* [Given request] Write out the material exactly, without any of its pictures.

________________

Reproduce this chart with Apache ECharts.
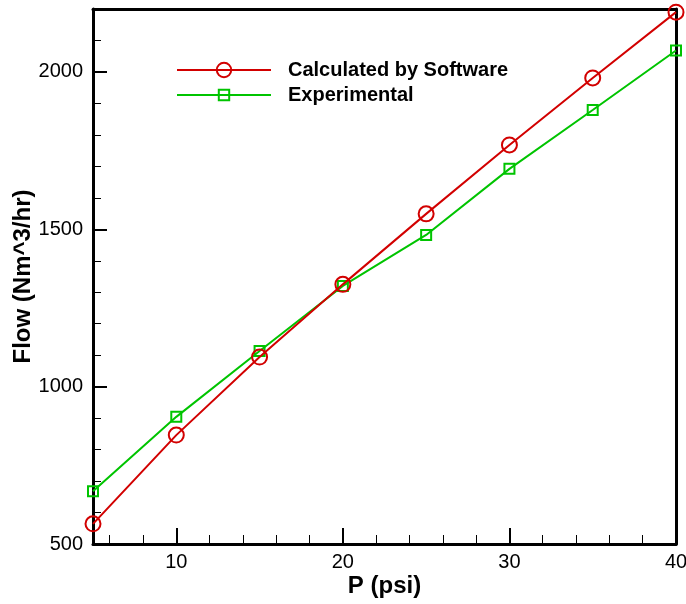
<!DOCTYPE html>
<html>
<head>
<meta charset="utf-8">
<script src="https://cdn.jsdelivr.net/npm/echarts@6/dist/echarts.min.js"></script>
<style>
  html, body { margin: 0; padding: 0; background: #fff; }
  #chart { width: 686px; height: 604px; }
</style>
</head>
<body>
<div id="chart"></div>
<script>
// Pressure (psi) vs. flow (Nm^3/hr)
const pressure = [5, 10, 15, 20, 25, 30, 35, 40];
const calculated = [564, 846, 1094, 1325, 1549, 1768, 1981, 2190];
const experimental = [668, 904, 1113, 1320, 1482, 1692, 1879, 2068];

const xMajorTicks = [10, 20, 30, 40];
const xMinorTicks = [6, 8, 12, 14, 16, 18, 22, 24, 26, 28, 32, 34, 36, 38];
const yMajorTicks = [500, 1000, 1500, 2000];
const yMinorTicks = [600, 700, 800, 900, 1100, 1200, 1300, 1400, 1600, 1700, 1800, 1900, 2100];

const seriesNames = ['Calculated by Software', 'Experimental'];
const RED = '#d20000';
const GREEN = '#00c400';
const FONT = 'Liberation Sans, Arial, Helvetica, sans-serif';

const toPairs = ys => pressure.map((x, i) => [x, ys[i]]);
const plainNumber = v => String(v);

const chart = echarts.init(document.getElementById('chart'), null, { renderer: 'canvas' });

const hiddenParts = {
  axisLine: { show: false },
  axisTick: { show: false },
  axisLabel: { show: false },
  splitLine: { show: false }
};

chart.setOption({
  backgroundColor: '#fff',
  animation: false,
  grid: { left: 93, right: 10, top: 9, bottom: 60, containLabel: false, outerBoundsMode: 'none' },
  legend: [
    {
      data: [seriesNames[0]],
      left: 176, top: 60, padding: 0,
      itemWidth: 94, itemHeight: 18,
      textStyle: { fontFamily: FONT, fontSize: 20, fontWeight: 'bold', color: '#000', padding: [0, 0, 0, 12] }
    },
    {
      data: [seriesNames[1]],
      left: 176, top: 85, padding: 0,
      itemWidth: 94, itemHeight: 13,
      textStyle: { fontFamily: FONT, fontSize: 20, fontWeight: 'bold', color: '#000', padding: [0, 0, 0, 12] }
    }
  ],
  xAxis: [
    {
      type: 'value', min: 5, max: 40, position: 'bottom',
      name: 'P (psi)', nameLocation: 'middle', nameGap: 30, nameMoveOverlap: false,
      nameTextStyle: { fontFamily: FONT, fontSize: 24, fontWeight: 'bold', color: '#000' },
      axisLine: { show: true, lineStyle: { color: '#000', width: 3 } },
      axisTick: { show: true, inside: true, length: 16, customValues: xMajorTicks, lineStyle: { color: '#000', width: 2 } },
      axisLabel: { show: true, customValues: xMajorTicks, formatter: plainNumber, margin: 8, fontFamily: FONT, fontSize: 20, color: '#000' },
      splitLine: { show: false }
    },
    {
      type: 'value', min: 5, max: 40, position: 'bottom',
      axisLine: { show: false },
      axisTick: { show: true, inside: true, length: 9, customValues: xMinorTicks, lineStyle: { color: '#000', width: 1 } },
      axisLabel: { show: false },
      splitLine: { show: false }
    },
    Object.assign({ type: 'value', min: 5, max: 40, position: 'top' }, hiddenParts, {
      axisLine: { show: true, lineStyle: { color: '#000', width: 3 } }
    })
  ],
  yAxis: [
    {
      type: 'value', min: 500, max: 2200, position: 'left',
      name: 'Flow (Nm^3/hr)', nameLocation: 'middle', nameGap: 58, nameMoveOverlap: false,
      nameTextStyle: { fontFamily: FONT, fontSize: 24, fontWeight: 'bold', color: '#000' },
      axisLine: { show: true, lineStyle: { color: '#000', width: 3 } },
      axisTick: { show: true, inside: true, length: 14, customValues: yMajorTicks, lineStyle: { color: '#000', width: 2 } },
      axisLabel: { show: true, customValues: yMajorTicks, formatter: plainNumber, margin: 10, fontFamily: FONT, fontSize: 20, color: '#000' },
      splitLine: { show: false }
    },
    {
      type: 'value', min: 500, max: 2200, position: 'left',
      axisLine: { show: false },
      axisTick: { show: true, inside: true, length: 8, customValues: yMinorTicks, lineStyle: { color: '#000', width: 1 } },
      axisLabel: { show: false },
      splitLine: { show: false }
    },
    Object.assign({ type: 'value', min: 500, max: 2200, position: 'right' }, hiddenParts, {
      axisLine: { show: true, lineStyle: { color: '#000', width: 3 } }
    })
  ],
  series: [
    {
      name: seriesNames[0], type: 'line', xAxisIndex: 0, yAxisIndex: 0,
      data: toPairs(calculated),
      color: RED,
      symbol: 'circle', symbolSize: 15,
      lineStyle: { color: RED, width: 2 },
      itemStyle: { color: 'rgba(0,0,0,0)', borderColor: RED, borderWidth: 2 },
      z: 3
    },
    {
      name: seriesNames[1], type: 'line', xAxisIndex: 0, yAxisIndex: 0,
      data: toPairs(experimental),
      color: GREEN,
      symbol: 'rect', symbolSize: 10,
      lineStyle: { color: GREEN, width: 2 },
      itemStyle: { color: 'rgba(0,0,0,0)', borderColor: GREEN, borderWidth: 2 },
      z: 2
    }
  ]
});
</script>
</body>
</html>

________________

* [Solution to this problem]
Reproduce this chart with Apache ECharts.
<!DOCTYPE html>
<html>
<head>
<meta charset="utf-8">
<script src="https://cdn.jsdelivr.net/npm/echarts@6/dist/echarts.min.js"></script>
<style>
  html, body { margin: 0; padding: 0; background: #fff; }
  #chart { width: 686px; height: 604px; }
</style>
</head>
<body>
<div id="chart"></div>
<script>
// Pressure (psi) vs. flow (Nm^3/hr)
const pressure = [5, 10, 15, 20, 25, 30, 35, 40];
const calculated = [564, 846, 1094, 1325, 1549, 1768, 1981, 2190];
const experimental = [668, 904, 1113, 1320, 1482, 1692, 1879, 2068];

const xMajorTicks = [10, 20, 30, 40];
const xMinorTicks = [6, 8, 12, 14, 16, 18, 22, 24, 26, 28, 32, 34, 36, 38];
const yMajorTicks = [500, 1000, 1500, 2000];
const yMinorTicks = [600, 700, 800, 900, 1100, 1200, 1300, 1400, 1600, 1700, 1800, 1900, 2100];

const seriesNames = ['Calculated by Software', 'Experimental'];
const RED = '#d20000';
const GREEN = '#00c400';
const FONT = 'Liberation Sans, Arial, Helvetica, sans-serif';

const toPairs = ys => pressure.map((x, i) => [x, ys[i]]);
const plainNumber = v => String(v);

const chart = echarts.init(document.getElementById('chart'), null, { renderer: 'canvas' });

const hiddenParts = {
  axisLine: { show: false },
  axisTick: { show: false },
  axisLabel: { show: false },
  splitLine: { show: false }
};

chart.setOption({
  backgroundColor: '#fff',
  animation: false,
  grid: { left: 93, right: 10, top: 9, bottom: 60, containLabel: false, outerBoundsMode: 'none' },
  legend: [
    {
      data: [seriesNames[0]],
      left: 176, top: 60, padding: 0,
      itemWidth: 94, itemHeight: 18,
      textStyle: { fontFamily: FONT, fontSize: 20, fontWeight: 'bold', color: '#000', padding: [0, 0, 0, 12] }
    },
    {
      data: [seriesNames[1]],
      left: 176, top: 85, padding: 0,
      itemWidth: 94, itemHeight: 13,
      textStyle: { fontFamily: FONT, fontSize: 20, fontWeight: 'bold', color: '#000', padding: [0, 0, 0, 12] }
    }
  ],
  xAxis: [
    {
      type: 'value', min: 5, max: 40, position: 'bottom',
      name: 'P (psi)', nameLocation: 'middle', nameGap: 30, nameMoveOverlap: false,
      nameTextStyle: { fontFamily: FONT, fontSize: 24, fontWeight: 'bold', color: '#000' },
      axisLine: { show: true, lineStyle: { color: '#000', width: 3 } },
      axisTick: { show: true, inside: true, length: 16, customValues: xMajorTicks, lineStyle: { color: '#000', width: 2 } },
      axisLabel: { show: true, customValues: xMajorTicks, formatter: plainNumber, margin: 8, fontFamily: FONT, fontSize: 20, color: '#000' },
      splitLine: { show: false }
    },
    {
      type: 'value', min: 5, max: 40, position: 'bottom',
      axisLine: { show: false },
      axisTick: { show: true, inside: true, length: 9, customValues: xMinorTicks, lineStyle: { color: '#000', width: 1 } },
      axisLabel: { show: false },
      splitLine: { show: false }
    },
    Object.assign({ type: 'value', min: 5, max: 40, position: 'top' }, hiddenParts, {
      axisLine: { show: true, lineStyle: { color: '#000', width: 3 } }
    })
  ],
  yAxis: [
    {
      type: 'value', min: 500, max: 2200, position: 'left',
      name: 'Flow (Nm^3/hr)', nameLocation: 'middle', nameGap: 58, nameMoveOverlap: false,
      nameTextStyle: { fontFamily: FONT, fontSize: 24, fontWeight: 'bold', color: '#000' },
      axisLine: { show: true, lineStyle: { color: '#000', width: 3 } },
      axisTick: { show: true, inside: true, length: 14, customValues: yMajorTicks, lineStyle: { color: '#000', width: 2 } },
      axisLabel: { show: true, customValues: yMajorTicks, formatter: plainNumber, margin: 10, fontFamily: FONT, fontSize: 20, color: '#000' },
      splitLine: { show: false }
    },
    {
      type: 'value', min: 500, max: 2200, position: 'left',
      axisLine: { show: false },
      axisTick: { show: true, inside: true, length: 8, customValues: yMinorTicks, lineStyle: { color: '#000', width: 1 } },
      axisLabel: { show: false },
      splitLine: { show: false }
    },
    Object.assign({ type: 'value', min: 500, max: 2200, position: 'right' }, hiddenParts, {
      axisLine: { show: true, lineStyle: { color: '#000', width: 3 } }
    })
  ],
  series: [
    {
      name: seriesNames[0], type: 'line', xAxisIndex: 0, yAxisIndex: 0,
      data: toPairs(calculated),
      color: RED,
      symbol: 'circle', symbolSize: 15,
      lineStyle: { color: RED, width: 2 },
      itemStyle: { color: 'rgba(0,0,0,0)', borderColor: RED, borderWidth: 2 },
      z: 3
    },
    {
      name: seriesNames[1], type: 'line', xAxisIndex: 0, yAxisIndex: 0,
      data: toPairs(experimental),
      color: GREEN,
      symbol: 'rect', symbolSize: 10,
      lineStyle: { color: GREEN, width: 2 },
      itemStyle: { color: 'rgba(0,0,0,0)', borderColor: GREEN, borderWidth: 2 },
      z: 2
    }
  ]
});
</script>
</body>
</html>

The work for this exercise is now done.